MISCELLANEOUS. Cyprus has been reduced to a miserable condition by Turkish misrule. Its connection with England, which will probably prove permanent, is likely to raise it again to something of its former prosperity.


Aden is a small peninsula in Arabia, near the southern entrance of the Red Sea. The area of this small possession is about 20 square miles. The population is about 22,000. The town is very strongly fortified, and is of great importance as a military, naval, and coaling station on the direct route to India. The harbour is a very good one. Aden was purchased from the Sultan of Aden in 1837.

At the distance of 90 miles is the Island of Perim, in the

Straits of Babel-Mandeb, occupied in 1859. A lighthouse has been built on this island, and fortifications erected.

The Curia Muria Islands, to the east of Aden, on the south coast of Arabia, were ceded to England by the Sultan of Muscat in 1854. Large quantities of guano are obtained from them.




North, by the Himalaya Mountains.
North-west, by the Soliman Mountains.
West, by the Indian Ocean (Arabian Sea).

East, by the Indian Ocean (Bay of Bengal).

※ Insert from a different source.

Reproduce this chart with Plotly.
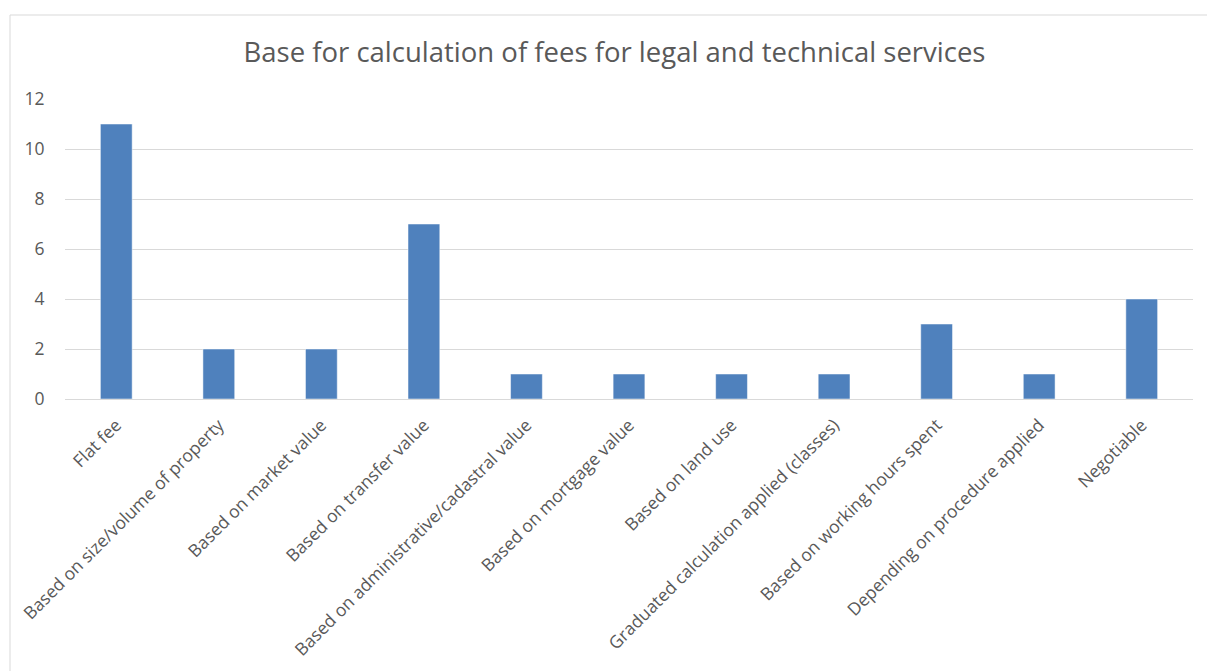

EXTENT. Hindostan consists chiefly of an immense peninsula of triangular form, terminating at Cape Comorin in the south.

Length, about 2,000 miles.

Breadth, about 1,500 miles.

Area, about 1,500,000 square miles (including area of Dependent States).

COAST. The greater part of the coast is regular. Its length is about 3,600 miles. The only large inlets are the Gulfs of Cutch and Cambay on the west. The coast is much broken up in the north-east by the numerous mouths of the Ganges. The southern part of the east coast is called the Coromandel Coast.

The southern part of the west coast s called the Malabar Coast.

STRAIT. Palk's Strait, between Hindostan and Ceylon. CAPE. Cape Comorin, the extreme south point.

ISLANDS. None of importance. Ceylon is under a government independent of that of India. There are many small islands at the mouths of the Ganges and Indus.